Aksi durum(şu andaki hal) toplumu sürekli rahatsız eder ve verilecek karardan kimse tatmin olmaz. Bu sadece mağdurlar için değil, zanlılar için de bir kurtuluştur. Zira öyle zanlılar var ki, yaptıkları suçtan ötürü ölsem de kurtulsam der, ama ölüm eline geçmediğinden hemen her gün ölür.
Menderes ve arkadaşları ile Deniz Gezmiş ve arkadaşlarının katli konusu toplum vicdanını nasıl rahatsız etti ise, Ogün Samast gibilerin 15-20 sene(en fazla) yatıp çıkacak olmaları, toplum vicdanını o derece huzursuz ediyor.
Biri ölsün, hayatının baharını çoluk çocuğu ile yaşayamadan gitsin ve ailesi ömür boyu onun ayrılık hasretine yansın,
Diğeri ölen kişinin yakınlarının verdiği vergiler ile ömür boyu keyif sürsün
Bu adalet midir ve ölüm cezalarının tümden kaldırılması acaba toplumun huzuruna katkıda bulunmuş mudur?

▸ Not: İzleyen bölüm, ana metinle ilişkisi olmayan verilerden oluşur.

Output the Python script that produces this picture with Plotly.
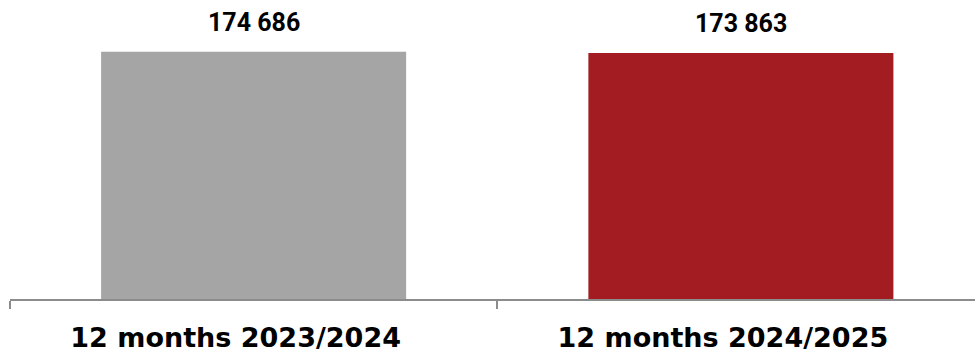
import plotly.graph_objects as go

categories = ["12 months 2023/2024", "12 months 2024/2025"]
values = [174686, 173863]
value_labels = ["174 686", "173 863"]
colors = ["#A5A5A5", "#A21C21"]

fig = go.Figure()
fig.add_trace(go.Bar(
    x=categories, y=values,
    marker=dict(color=colors, line=dict(width=0)),
    width=0.626,
    hoverinfo="skip",
))

for c, v, t in zip(categories, values, value_labels):
    fig.add_annotation(
        x=c, y=v, text="<b>%s</b>" % t, showarrow=False,
        yanchor="bottom", yshift=13,
        font=dict(family="Roboto", size=25, color="#000000"),
    )

fig.update_layout(
    width=975, height=353,
    margin=dict(l=9.5, r=0, t=15.5, b=49, pad=0),
    plot_bgcolor="white", paper_bgcolor="white",
    showlegend=False,
    xaxis=dict(
        type="category",
        range=[-0.5, 1.4805],
        showline=True, linecolor="#8C8C8C", linewidth=1.5,
        ticks="outside", tickson="boundaries", ticklen=8, tickwidth=1.5,
        tickcolor="#8C8C8C",
        tickfont=dict(family="DejaVu Sans", size=27, color="#000000", weight="bold"),
        ticklabelshift=-18,
        ticklabelstandoff=14,
        showgrid=False, zeroline=False,
    ),
    yaxis=dict(
        range=[0, 200000],
        visible=False, showgrid=False, zeroline=False,
    ),
)

fig.write_html("out.html")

Bu yazı 07.07.2009 günü yazıldı, 08.07.2009 günlü Diyarbakır Söz Gazetesinde yayınlandı. Ben toplumun içerisindeyim. Vicdanımın hangi eylemlerden ötürü ve ne zaman kanadığını, Allahın izni ile çok iyi bilirim.
Öyle cani ruhlu insanlar var ki, yerli, yersiz isnatlarla bir anda akıllara ziyan katliamlar gerçekleştiriyor. Mesela geçen hafta bir kişi eşini, kardeşini, 5 çocuğunu gözünü kırpmadan vurdu. Son kurşunu da kafasına sıktı. Olayın namus temizleme cinayeti dendi. çocuklar içerisinde 20 li yaşlara gelmiş olanlar vardı. Kardeşi ise son üç aydan beri yanında kalıyormuş. 20 yaşında olan yeğeni doğduğunda, kardeşi belki 5-6 yaşında ya vardı, ya yoktu.
Sen bir isnat ile kardeşini vuruyorsun, eşini öldürüyorsun, bu olaylarda hiçbir suçu olmayan masum yavruların günahı ne?
Bu ve buna benzer suçlar çok işleniyor, hele vekaletim döneminde 6136 sayılı kanun kapsamına alınmasını istediğim pompalı tüfeklerle işlenen toplu cinayetler, o günden bu güne binleri geçti.
Tekrar edeyim, içerisinde öldürme eylemi olmayan siyasi olaylarda idam cezalarına karşıyım.
İçerisinde öldürme eylemi olan her olayda, Mahkemelerin vereceği idam kararlarının, TBMM sinde toplantıya katılanların verecekleri oylarının çoğunluğu ile bu cezaların uygulanmasına siz ne diyorsunuz?